South Korea Releases Public-Safety LTE Procurement, Bids Due 4 October
Tuesday, August 28, 2018 | Comments

The South Korean government released a request for proposals (RFP) for its nationwide public-safety Long Term Evolution (LTE) network following its second pilot project, which ended in March.

Proposals are due 4 October, and the contract winners will be decided by 12 October.

The three-lot procurement will begin simultaneously, and each lot will include a geographic coverage area of three three-phase buildout plans. For example, the Lot A winner will be responsible for a portion of the coverage area in each of the three phases.

The nationwide deployment plan includes three nine-month buildout phases with phase one targeting the middle area of the country, phase two covering the southern area, and phase three covering Seoul and the surrounding capital area.

Based on South Korea’s two pilot projects for the network, the nationwide coverage strategy involves four methods. A government-owned national infrastructure that comprises LTE fixed base stations will cover nationally important infrastructure, roads and densely populated areas. Radio access network (RAN) sharing with other networks — also called multioperator core network (MOCN) — will help cover mountainous, rural and indoor/underground areas, along with roads.

Cells on wheels (CoWs) and backpack cells will further address mountainous, rural and indoor/underground areas, along with maritime coverage. Other networks such as LTE-Railway (LTE-R) and LTE-Maritime will be used to address mountains, rural areas, indoor/underground areas, maritime and railroads.

Separately, South Korea’s government is deploying an LTE-R network over the whole country, beginning in 2016 and planned through 2025, so the country’s railroads will have an LTE-R dedicated network.

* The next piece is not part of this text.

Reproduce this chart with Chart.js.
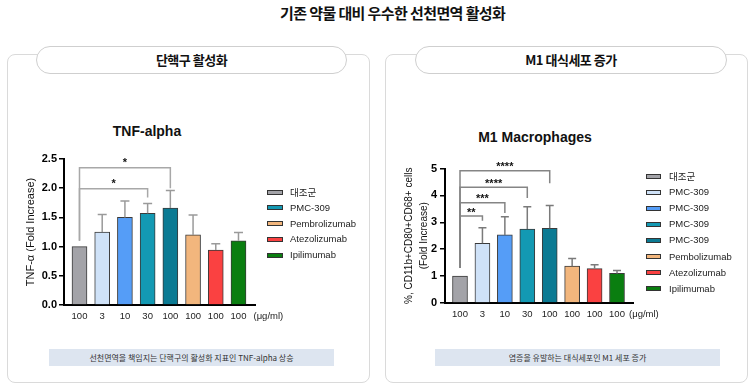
<!DOCTYPE html>
<html>
<head>
<meta charset="utf-8">
<script src="https://cdn.jsdelivr.net/npm/chart.js@4.4.1/dist/chart.umd.min.js"></script>
<style>
  body { margin: 0; width: 753px; height: 390px; background: #fff; position: relative; overflow: hidden;
         font-family: 'Noto Sans CJK KR', 'Liberation Sans', sans-serif; color: #111; }
  .abs { position: absolute; }
  .main-title { left: 280px; top: 3px; line-height: 20px; white-space: nowrap; font-size: 15px; font-weight: 700; letter-spacing: -0.6px; }
  .panel { top: 54px; width: 361px; height: 327px; border: 1px solid #dadada; border-radius: 8px; }
  .pill { top: 46px; height: 26px; border: 1px solid #cfcfcf; border-radius: 14px; background: #fff; text-align: center;
          line-height: 26px; font-size: 13px; font-weight: 700; letter-spacing: -0.5px; }
  .chart-title { font-family: 'Liberation Sans', Arial, sans-serif; font-weight: 700; font-size: 14px; width: 200px;
                 text-align: center; line-height: 16px; }
  .caption { top: 349px; height: 17px; background: #dde5f0; text-align: center; font-size: 8px; line-height: 17px; color: #333; }
  .legend { font-family: 'Liberation Sans', Arial, sans-serif; font-size: 9.5px; color: #222; }
  .legend .row { position: absolute; left: 0; white-space: nowrap; height: 12px; line-height: 12px; }
  .legend .sw { position: absolute; top: 3.5px; height: 3px; border: 1px solid #333; }
  .legend .kr { font-family: 'Noto Sans CJK KR', sans-serif; }
  canvas { position: absolute; }
</style>
</head>
<body>
<div class="abs main-title">기존 약물 대비 우수한 선천면역 활성화</div>

<div class="abs panel" style="left:7px"></div>
<div class="abs panel" style="left:385px"></div>
<div class="abs pill" style="left:36px;width:309px">단핵구 활성화</div>
<div class="abs pill" style="left:415px;width:310px">M1 대식세포 증가</div>

<div class="abs chart-title" style="left:47px;top:123px">TNF-alpha</div>
<div class="abs chart-title" style="left:435px;top:129px">M1 Macrophages</div>

<canvas id="tnfChart" width="300" height="190" style="left:0;top:140px"></canvas>
<canvas id="m1Chart" width="300" height="190" style="left:376px;top:140px"></canvas>

<div class="abs legend" id="tnfLegend" style="left:267px;top:186px"></div>
<div class="abs legend" id="m1Legend" style="left:646px;top:170px"></div>

<div class="abs caption" style="left:49px;width:285px">선천면역을 책임지는 단핵구의 활성화 지표인 TNF-alpha 상승</div>
<div class="abs caption" style="left:435px;width:285px">염증을 유발하는 대식세포인 M1 세포 증가</div>

<script>
// ---- data ----
const DOSE_LABELS = ['100', '3', '10', '30', '100', '100', '100', '100'];
const DOSE_UNIT = '(μg/ml)';

// TNF-alpha (fold increase), mean and top of error bar
const TNF_MEAN = [1.00, 1.25, 1.50, 1.57, 1.66, 1.20, 0.94, 1.10];
const TNF_UPPER = [null, 1.55, 1.78, 1.74, 1.96, 1.54, 1.05, 1.24];
// significance brackets: from control (0) to bar "to"
const TNF_SIG = [
  { to: 3, y: 1.99, end: 1.84, text: '*' },
  { to: 4, y: 2.35, end: 2.00, text: '*' }
];
const TNF_SIG_BASE = 1.10;
const TNF_LEGEND = ['대조군', 'PMC-309', 'Pembrolizumab', 'Atezolizumab', 'Ipilimumab'];

// M1 macrophages (fold increase)
const M1_MEAN = [1.00, 2.22, 2.53, 2.75, 2.78, 1.37, 1.28, 1.10];
const M1_UPPER = [null, 2.80, 3.21, 3.58, 3.62, 1.65, 1.42, 1.21];
const M1_SIG = [
  { to: 1, y: 3.23, end: 3.06, text: '**' },
  { to: 2, y: 3.73, end: 3.35, text: '***' },
  { to: 3, y: 4.30, end: 3.90, text: '****' },
  { to: 4, y: 4.92, end: 4.45, text: '****' }
];
const M1_SIG_BASE = 1.30;
const M1_LEGEND = ['대조군', 'PMC-309', 'PMC-309', 'PMC-309', 'PMC-309', 'Pembolizumab', 'Atezolizumab', 'Ipilimumab'];

// colours
const GRAY = '#a3a3a8', LIGHT = '#cfe2f8', BLUE = '#559df7', TEAL = '#1399b3', DTEAL = '#0b7a93',
      PEACH = '#f2b67d', RED = '#fa4141', GREEN = '#0a7e10';
const BAR_COLORS = [GRAY, LIGHT, BLUE, TEAL, DTEAL, PEACH, RED, GREEN];
const TNF_LEGEND_COLORS = [GRAY, TEAL, PEACH, RED, GREEN];
const M1_LEGEND_COLORS = BAR_COLORS;

Chart.defaults.font.family = "'Liberation Sans', Arial, sans-serif";

// error bars, significance brackets and the unit label after the dose ticks
const annotPlugin = {
  id: 'annot',
  afterDatasetsDraw(chart, args, o) {
    const { ctx, scales: { x, y } } = chart;
    ctx.save();
    ctx.lineWidth = 1.5;
    ctx.strokeStyle = o.errColor;
    o.upper.forEach((u, i) => {
      if (u == null) return;
      const px = x.getPixelForValue(i);
      const y0 = y.getPixelForValue(o.mean[i]);
      const y1 = y.getPixelForValue(u);
      ctx.beginPath();
      ctx.moveTo(px, y0);
      ctx.lineTo(px, y1);
      ctx.moveTo(px - o.cap / 2, y1);
      ctx.lineTo(px + o.cap / 2, y1);
      ctx.stroke();
    });

    const x0 = x.getPixelForValue(0);
    o.sig.forEach(s => {
      const xr = x.getPixelForValue(s.to);
      const yy = y.getPixelForValue(s.y);
      ctx.strokeStyle = o.sigColor;
      ctx.beginPath();
      ctx.moveTo(x0, y.getPixelForValue(o.sigBase));
      ctx.lineTo(x0, yy);
      ctx.lineTo(xr, yy);
      ctx.lineTo(xr, y.getPixelForValue(s.end));
      ctx.stroke();
      ctx.fillStyle = '#111';
      ctx.font = "bold 11px 'Liberation Sans'";
      ctx.textAlign = 'center';
      ctx.textBaseline = 'alphabetic';
      ctx.fillText(s.text, (x0 + xr) / 2, yy - o.starGap + 6.5);
    });

    ctx.fillStyle = '#222';
    ctx.font = "9.5px 'Liberation Sans'";
    ctx.textAlign = 'left';
    ctx.textBaseline = 'middle';
    ctx.fillText(DOSE_UNIT, x.getPixelForValue(DOSE_LABELS.length - 1) + o.unitDx, chart.chartArea.bottom + 11.5);
    ctx.restore();
  }
};

function makeChart(id, o) {
  return new Chart(document.getElementById(id), {
    type: 'bar',
    data: {
      datasets: [{
        data: o.mean.map((v, i) => ({ x: i, y: v })),
        backgroundColor: BAR_COLORS,
        borderColor: '#3a3a3a',
        borderWidth: 1,
        barThickness: 15
      }]
    },
    options: {
      responsive: false,
      animation: false,
      devicePixelRatio: 1,
      layout: { padding: o.pad },
      plugins: {
        legend: { display: false },
        tooltip: { enabled: false },
        annot: o.annot
      },
      scales: {
        x: {
          type: 'linear',
          offset: false,
          min: o.xMin,
          max: o.xMax,
          afterBuildTicks: s => { s.ticks = DOSE_LABELS.map((_, i) => ({ value: i })); },
          afterFit: s => { s.height = o.xH; },
          grid: { display: false, drawTicks: false },
          border: { color: '#000', width: 2 },
          ticks: { callback: v => DOSE_LABELS[v], padding: 6, color: '#222', font: { size: 9.5 }, maxRotation: 0, autoSkip: false }
        },
        y: {
          min: 0,
          max: o.yMax,
          afterFit: s => { s.width = o.yW; },
          grid: { drawOnChartArea: false, tickLength: 5, color: '#000', lineWidth: 1.5 },
          border: { color: '#000', width: 2 },
          ticks: { stepSize: o.step, callback: o.fmt, padding: o.tickPad, color: '#000', font: { size: 11, weight: 'bold' } },
          title: { display: true, text: o.yTitle, color: '#111', padding: 0, font: { size: o.titleSize, lineHeight: o.titleLH } }
        }
      }
    },
    plugins: [annotPlugin]
  });
}

makeChart('tnfChart', {
  mean: TNF_MEAN,
  pad: { left: 24.4, top: 19, right: 45, bottom: 0 },
  xMin: -0.682, xMax: 7.727, xH: 25,
  yMax: 2.5, step: 0.5, yW: 39.6, tickPad: 2,
  fmt: v => v.toFixed(1),
  yTitle: 'TNF-α (Fold Increase)', titleSize: 11, titleLH: 1.2,
  annot: { mean: TNF_MEAN, upper: TNF_UPPER, sig: TNF_SIG, sigBase: TNF_SIG_BASE,
           errColor: '#9a9a9a', sigColor: '#a8a8a8', cap: 9, starGap: 8, unitDx: 15 }
});

makeChart('m1Chart', {
  mean: M1_MEAN,
  pad: { left: 25.5, top: 28.5, right: 43, bottom: 0 },
  xMin: -0.669, xMax: 7.713, xH: 27,
  yMax: 5, step: 1, yW: 43.5, tickPad: 3,
  fmt: v => String(v),
  yTitle: ['%, CD11b+CD80+CD68+ cells', '(Fold Increase)'], titleSize: 10, titleLH: 1.5,
  annot: { mean: M1_MEAN, upper: M1_UPPER, sig: M1_SIG, sigBase: M1_SIG_BASE,
           errColor: '#7a7a7a', sigColor: '#858585', cap: 8, starGap: 7, unitDx: 12 }
});

// legends
function buildLegend(elId, names, colors, gap, swW) {
  const el = document.getElementById(elId);
  names.forEach((name, i) => {
    const row = document.createElement('div');
    row.className = 'row';
    row.style.top = (i * gap) + 'px';
    const sw = document.createElement('span');
    sw.className = 'sw';
    sw.style.width = (swW - 2) + 'px';
    sw.style.background = colors[i];
    const tx = document.createElement('span');
    tx.textContent = name;
    tx.style.marginLeft = '23px';
    if (/[가-힣]/.test(name)) tx.className = 'kr';
    row.appendChild(sw);
    row.appendChild(tx);
    el.appendChild(row);
  });
}
buildLegend('tnfLegend', TNF_LEGEND, TNF_LEGEND_COLORS, 15.8, 16);
buildLegend('m1Legend', M1_LEGEND, M1_LEGEND_COLORS, 16.1, 15);
</script>
</body>
</html>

All three of the country’s commercial operators — SK Telecom, Korea Telecom and LG U+ — are expected to bid on the procurement.

“The RFP is for all three years,” said Dujeong Choi, general manager of the public-safety communications team for South Korea’s Telecommunications Technology Association (TTA). “A procurement is usually released step by step but in order to speed it up and ensure more control and no delays, we released a three-year procurement at one time, which will be contract binding with selected operators. It will guarantee the continuity of buildout.”

Phase one deployment will begin in November this year, and operations and maintenance ends in 2025. Phase two begins in 2019 and ends in 2025, and phase three begins in 2020 with the same 2025 end date.

Lot A includes building core networks — one was built during a 2015 pilot and one will serve as a backup. Lot A also includes radio units (RUs), digital units (DUs), repeaters, COWs and backpack cells. Lots B and C each comprise RUs, DUs and repeaters. Each public-safety user agency will procure its own devices.

The budget for Lot A is around US$364 million and includes deployment costs, operations and maintenance, and fiber backhaul leasing. The Lot B budget is about US$282 million, and Lot C is $170 million.

South Korea’s first pilot ran from November 2015 to June 2016 in three cities. The second six-month pilot ran from October 2017 to March 2018 around the area of the 2018 Winter Olympics.

The second pilot proved RAN sharing worked and could be used as one method to extend coverage, Choi said.

“Public-safety LTE fixed base stations cannot cover whole country, so we are using commercial operators' RANs in some portions; that’s how we can cover the whole nation,” Choi said.